Questioning and interviewing fifty six willing adults (54 males, 2 females) attracted to minors, Goode arrived at virtually the same conclusions that Susan Clancy, who interviewed in contrast the prepubescent victims after they reached adulthood, namely that the younger partners were not necessarily immediately traumatized. Like Clancy, Goode got her data from people who were not undergoing prosecution or treatment. Both of these women, coming from opposite directions, concluded that the mantra of the child sex abuse industry demonizing all adults involved in intergenerational sex, with pedophiles lumped together with pederasts were wrong and we were inspired in part by selfish gain. Thus, like Levine's Harmful to Minors (2002), Goode's is an essentially fine piece of research, but it hardly goes beyond Rind's "Meta-Analytic Examination Of Assumed Properties Of Child Sexual Abuse" (1998), which unlike these other studies is limited to male-male. Unlike Rind, the three women all condemn such relations as immoral because they supposedly infringe the right of those under 18 to make informed consent. The damage is not physical or psychological, but, according to Clancy and Goode, moral. Unlike mainstream coverage, based mainly on those undergoing prosecution or treatment, Goode concluded that there is a great variety among adults attracted to minors, and not all are monsters who should be eliminated from society.

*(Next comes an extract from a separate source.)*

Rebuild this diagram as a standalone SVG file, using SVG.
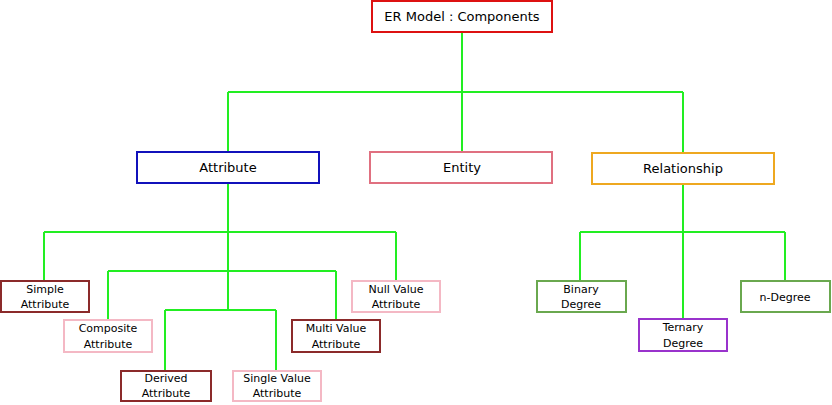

Goode acknowledged that there is not necessarily universal harm of any sort, even when prepubescents are involved, but insists, nevertheless, that without out any demonstrable harm, intergenerational sexuality with those under 18 should be, like Clancy holds, prohibited because it violates the "child's" right -- due to their inability and incapacity -- really to thoroughly consent to sex. Unlike Clancy's, Goode's book is less well written and suffers from its origin as a doctoral dissertation and its overly long title.
Goode categorically denied that people should be vilified because of what they are rather than what they do, and thus in my opinion helps to deconstructed the monster myth.
While Goode regularly gets vilified in the mainstream media for allegedly being soft on pedophiles, e.g. http://www.timeshighereducation.co.uk/story.asp?storycode=408084, Richard Yuill, unlike me an expert in this field, has remarked, that Goode does not go far enough in fostering the understanding she has developed about this population.
"In a recent ethnographic study on paedophiles in contemporary society, Sarah Goode certainly recognises the lowly position of self-identified child lovers within contemporary Western society, yet fails to fully theorise the implications of this when it comes to core epistemological issues of knowledge production, scientific veracity, and what cultural stories are able to be disseminated," wrote Yuill in an email to me. "The central reason for this oversight is her naive adoption of an essentialist perspective on adult-child sexual relations and subsequent failure to engage with constructionist and deconstructionist insights on childhood."
"Furthermore, the attitude Goode displays to her research respondents is far from empathetic or ethical. Indeed, most of her final summation amounts to a rubbishing of the “supposed” positions taken by self-identified paedophiles, and tends to take the form of a self-congratulatory monologue on how convincing she finds the child sexual abuse (CSA) paradigm in her understanding of adult-child sexual relationships. Goode also doesn’t hide her complicity in current legal strictures on paedophiles, by openly declaring her intent to contact the police, and in positioning her work as an important tool in “child protection.”
"Her basically unreconstructed modernist approach to sexual epistemology ultimately fails to provide significant theoretical or practical insights. In contrast, Goode’s reliance on developmental and neurophysiological approaches lead her down a blind alley, one which supposedly presents a liberal notion of progressive toleration, but in fact ultimately binds sexual theory and praxis to a bureaucratic, monolithic regimen, and consigns both paedophiles and children to a sinister and dystopian future. "
Other major studies, but only in of male-to-male intergenerational sex, which actually tried to justify it in most cases, still remain unpublished. Bruce Rind et. al., "A meta-analytic examination of assumed properties of child sexual abuse (CSA) using college samples," in Psychological Bulletin (1998) was, after a hysterical media outrage, unamimously condemned by both houses of Congress, but he since has written a far longer and deeper comprehensive defense and, independently, Richard Yuill’s Ph.D. thesis, Male Age Discrepant Intergenerational Sexualities and Relationships (2005), a dissertation carefully supervised at the University of Glasgow, is also yet to be published. Rind's is a more nuanced work (with attached appraisals by other and his own rejoinders to them) is, in my opinion, a masterpiece. Another gripping and very well written pertinent study that some fans are desperately trying to suppress is the in press book Michael Jackson's Dangerous Liaisons by Carl Toms. Male-to-male is still the most condemned type of intergenerational sex, (as in the priest "scandal"), a holdover from homophobia, but less than half as frequent as male-female intergenerational sex, and both are less frequent than female-to-female (which often just amounts to cuddling or petting without penetration or climax, which therefore makes it hard to assess or enumerate) and female-to-male, which was formally praised as making a man out of the boy until not so long ago!